Share capital increase and number of new shares to be issued

The Company’s share capital may be increased with not more than SEK 4,768,897.75 through the issuance of no more than 19,075,591 new shares, each with a quotient value of SEK 0.25.

Right to subscribe for new shares

The right to subscribe for the new shares shall with deviation from the shareholders’ preferential rights only belong to a limited number of investors (no more than 50) who have entered guarantee commitments with the company in respect of the Rights Issue.

Subscription price

The new shares are issued against a subscription price per share corresponding to the higher of (i) SEK 0.51 and (ii) 90 percent of the volume weighted average trading price (VWAP) of the company’s share on Nasdaq First North Growth Market during the period from and including 7 February 2023 until and including 21 February 2023 (i.e. corresponding to the subscription period in the Rights Issue).

Subscription and payment

Subscription of new shares shall be made in a special subscription list during the period from and including 22 February 2023 until and including 13 March 2023.

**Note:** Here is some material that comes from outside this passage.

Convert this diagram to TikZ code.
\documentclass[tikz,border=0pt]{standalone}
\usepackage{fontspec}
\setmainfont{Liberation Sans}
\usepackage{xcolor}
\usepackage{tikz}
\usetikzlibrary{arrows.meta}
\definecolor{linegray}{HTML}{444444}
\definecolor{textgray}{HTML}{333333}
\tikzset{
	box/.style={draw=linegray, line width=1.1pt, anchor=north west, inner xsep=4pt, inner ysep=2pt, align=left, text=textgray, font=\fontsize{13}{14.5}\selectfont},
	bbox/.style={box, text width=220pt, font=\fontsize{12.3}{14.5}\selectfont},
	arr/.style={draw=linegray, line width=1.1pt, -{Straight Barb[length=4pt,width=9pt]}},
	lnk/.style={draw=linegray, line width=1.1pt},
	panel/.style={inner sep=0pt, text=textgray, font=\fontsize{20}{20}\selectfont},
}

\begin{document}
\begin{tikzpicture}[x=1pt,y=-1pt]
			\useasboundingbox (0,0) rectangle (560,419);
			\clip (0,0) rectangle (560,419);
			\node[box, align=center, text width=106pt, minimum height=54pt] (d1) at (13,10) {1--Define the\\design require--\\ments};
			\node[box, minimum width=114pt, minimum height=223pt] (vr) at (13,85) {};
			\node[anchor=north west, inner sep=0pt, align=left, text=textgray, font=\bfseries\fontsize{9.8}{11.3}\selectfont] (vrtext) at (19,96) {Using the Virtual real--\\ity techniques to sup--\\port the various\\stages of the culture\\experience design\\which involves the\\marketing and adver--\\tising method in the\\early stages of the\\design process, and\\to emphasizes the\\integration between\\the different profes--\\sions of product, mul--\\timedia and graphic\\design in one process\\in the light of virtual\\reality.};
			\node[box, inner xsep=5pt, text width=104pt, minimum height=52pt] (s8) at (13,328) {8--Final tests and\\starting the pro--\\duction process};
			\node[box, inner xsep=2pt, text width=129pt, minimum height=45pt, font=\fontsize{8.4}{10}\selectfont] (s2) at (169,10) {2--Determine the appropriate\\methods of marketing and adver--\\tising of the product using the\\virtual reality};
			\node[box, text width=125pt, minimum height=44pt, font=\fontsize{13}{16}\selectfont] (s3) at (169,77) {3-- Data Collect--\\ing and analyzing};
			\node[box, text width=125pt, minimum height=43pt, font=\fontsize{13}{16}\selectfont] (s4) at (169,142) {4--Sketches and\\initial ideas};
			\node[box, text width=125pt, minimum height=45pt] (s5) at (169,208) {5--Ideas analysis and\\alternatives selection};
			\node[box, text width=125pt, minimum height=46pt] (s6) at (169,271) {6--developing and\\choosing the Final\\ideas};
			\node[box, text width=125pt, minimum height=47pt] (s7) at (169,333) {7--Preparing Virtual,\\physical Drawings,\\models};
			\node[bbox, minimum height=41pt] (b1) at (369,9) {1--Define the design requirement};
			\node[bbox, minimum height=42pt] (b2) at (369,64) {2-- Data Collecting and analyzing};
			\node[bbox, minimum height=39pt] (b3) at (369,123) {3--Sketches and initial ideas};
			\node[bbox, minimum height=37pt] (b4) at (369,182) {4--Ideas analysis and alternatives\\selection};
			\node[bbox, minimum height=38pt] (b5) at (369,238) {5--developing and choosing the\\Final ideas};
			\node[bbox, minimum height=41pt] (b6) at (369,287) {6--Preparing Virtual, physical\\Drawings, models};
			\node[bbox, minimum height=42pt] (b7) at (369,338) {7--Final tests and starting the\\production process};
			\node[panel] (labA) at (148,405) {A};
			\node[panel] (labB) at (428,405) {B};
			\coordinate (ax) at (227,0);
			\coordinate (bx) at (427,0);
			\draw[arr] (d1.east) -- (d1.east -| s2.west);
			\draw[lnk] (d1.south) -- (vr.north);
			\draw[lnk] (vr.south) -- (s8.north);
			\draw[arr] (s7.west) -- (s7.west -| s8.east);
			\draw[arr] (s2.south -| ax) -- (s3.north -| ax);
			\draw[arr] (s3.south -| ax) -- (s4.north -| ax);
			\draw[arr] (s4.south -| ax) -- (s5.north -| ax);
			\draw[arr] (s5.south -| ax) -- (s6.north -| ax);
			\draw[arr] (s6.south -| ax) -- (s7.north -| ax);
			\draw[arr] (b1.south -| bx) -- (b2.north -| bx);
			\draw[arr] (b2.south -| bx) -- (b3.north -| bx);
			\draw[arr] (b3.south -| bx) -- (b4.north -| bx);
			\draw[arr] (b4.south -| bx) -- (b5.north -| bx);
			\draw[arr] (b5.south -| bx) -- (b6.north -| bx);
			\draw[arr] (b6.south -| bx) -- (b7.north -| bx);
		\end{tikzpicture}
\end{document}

Payment for new shares shall be made in cash to an account designated by the Company during the period from and including 22 February 2023 until and including 13 March 2023.

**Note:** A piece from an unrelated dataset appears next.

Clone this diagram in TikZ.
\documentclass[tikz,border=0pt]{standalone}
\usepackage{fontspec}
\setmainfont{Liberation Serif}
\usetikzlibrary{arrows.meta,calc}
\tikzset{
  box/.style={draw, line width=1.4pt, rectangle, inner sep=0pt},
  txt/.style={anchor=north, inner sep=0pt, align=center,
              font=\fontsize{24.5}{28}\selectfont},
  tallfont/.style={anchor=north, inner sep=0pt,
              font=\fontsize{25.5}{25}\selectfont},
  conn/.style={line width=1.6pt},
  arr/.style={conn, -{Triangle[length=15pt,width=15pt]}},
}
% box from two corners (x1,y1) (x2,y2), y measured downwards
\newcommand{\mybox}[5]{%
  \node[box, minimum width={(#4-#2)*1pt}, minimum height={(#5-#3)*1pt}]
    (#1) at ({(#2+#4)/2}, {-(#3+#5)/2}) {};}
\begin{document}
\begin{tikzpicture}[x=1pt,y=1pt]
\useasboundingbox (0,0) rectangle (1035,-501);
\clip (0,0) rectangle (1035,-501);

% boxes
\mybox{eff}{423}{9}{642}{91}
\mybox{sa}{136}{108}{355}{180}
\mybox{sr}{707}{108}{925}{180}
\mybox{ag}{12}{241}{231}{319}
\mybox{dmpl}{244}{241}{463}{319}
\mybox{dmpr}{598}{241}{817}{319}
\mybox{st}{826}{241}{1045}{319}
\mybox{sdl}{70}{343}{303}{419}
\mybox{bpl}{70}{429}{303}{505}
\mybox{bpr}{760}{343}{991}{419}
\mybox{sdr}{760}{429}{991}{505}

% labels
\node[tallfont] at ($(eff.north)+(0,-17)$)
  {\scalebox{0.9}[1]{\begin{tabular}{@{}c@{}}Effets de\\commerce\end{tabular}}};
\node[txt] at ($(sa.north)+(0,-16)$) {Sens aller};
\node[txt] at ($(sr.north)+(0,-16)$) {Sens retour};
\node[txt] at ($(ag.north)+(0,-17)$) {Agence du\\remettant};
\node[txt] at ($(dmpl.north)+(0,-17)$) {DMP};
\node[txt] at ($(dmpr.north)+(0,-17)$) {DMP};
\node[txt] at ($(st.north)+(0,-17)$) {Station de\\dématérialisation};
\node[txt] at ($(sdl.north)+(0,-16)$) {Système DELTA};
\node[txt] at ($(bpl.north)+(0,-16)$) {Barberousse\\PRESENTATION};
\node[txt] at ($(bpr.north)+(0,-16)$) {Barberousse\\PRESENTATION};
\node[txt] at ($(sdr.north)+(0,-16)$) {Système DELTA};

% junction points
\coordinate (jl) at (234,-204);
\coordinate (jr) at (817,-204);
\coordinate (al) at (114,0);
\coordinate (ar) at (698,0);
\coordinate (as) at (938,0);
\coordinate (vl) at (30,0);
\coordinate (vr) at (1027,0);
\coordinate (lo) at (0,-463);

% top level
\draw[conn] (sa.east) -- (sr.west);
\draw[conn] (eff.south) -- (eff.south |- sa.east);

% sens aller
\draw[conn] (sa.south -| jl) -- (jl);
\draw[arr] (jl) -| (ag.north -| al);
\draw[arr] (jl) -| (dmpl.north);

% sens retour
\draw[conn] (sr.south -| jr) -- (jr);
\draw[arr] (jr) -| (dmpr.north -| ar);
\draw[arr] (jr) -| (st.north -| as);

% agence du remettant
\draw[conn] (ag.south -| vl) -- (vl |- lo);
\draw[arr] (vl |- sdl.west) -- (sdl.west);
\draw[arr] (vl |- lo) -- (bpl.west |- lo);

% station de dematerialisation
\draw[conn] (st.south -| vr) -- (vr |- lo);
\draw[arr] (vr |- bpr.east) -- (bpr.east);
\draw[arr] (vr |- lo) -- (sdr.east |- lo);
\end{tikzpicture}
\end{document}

The board of directors shall be entitled to extend the subscription period and the period of time for payment.

To the extent deemed appropriate by the board of directors, and provided that it may take place without detriment to the company or its creditors, the board of directors may allow payment by way of set-off in accordance with Chapter 13 Section 41 of the Swedish Companies Act.

Right to dividends

The new shares shall entitle to dividends from and including the first record date for dividends decided after the new shares have been registered with the Swedish Companies Registration Office and in the share register kept by Euroclear Sweden AB

Reasons for the deviation from the shareholders’ preferential rights and basis for subscription price

The reasons for the deviation from the shareholders’ preferential rights are to enable payment of commitment consideration to guarantors in the Rights Issue in the form of shares.

The subscription price has been determined by the board of directors in consultation with the company’s financial advisor following negotiations with the guarantors and is considered to be in line with market conditions in light of the purpose of the issue, i.e. to enable payment of commitment consideration to guarantors in the Rights Issue in the form of shares having a value equal to the cash consideration offered as an alternative.

Miscellaneous

The chairman of the board of directors, the CEO, or anyone authorized by the board of directors, shall have the right to make any minor adjustments required in order to register this resolution.

Majority requirements

A valid resolution in accordance with items 9, 10 and 11 require that the proposals are supported by shareholders representing at least two-thirds (2/3) of the votes cast as well as of all shares represented at the meeting.

Number of shares and votes in the company

The total number of shares and votes in the company at the time of issuance of this notice is 79,481,634. The company does not hold any of its own shares.

Shareholders’ right to request information

Pursuant to Chapter 7 section 32 of the Swedish Companies Act (Sw. aktiebolagslagen (2005:551)) the board of directors and the CEO are under a duty to, if any shareholder so requests and the board of directors deems that it can be made without material damage to the company, provide information, regarding circumstances which may affect the assessment of a matter on the agenda.

Documentation

Complete proposal and documents pursuant to Chapter 13 Section 6 and Chapter 14 Section 8 of the Swedish Companies Act (Sw. aktiebolagslagen (2005:551)) will be kept available at the company’s office not later than two weeks before the meeting. The documents will be sent free of charge to shareholders who so request and state their postal address. The documents will also be made available not later than the aforementioned date on the company’s website www.coalalife.com. All the above-mentioned documents will also be presented at the general meeting.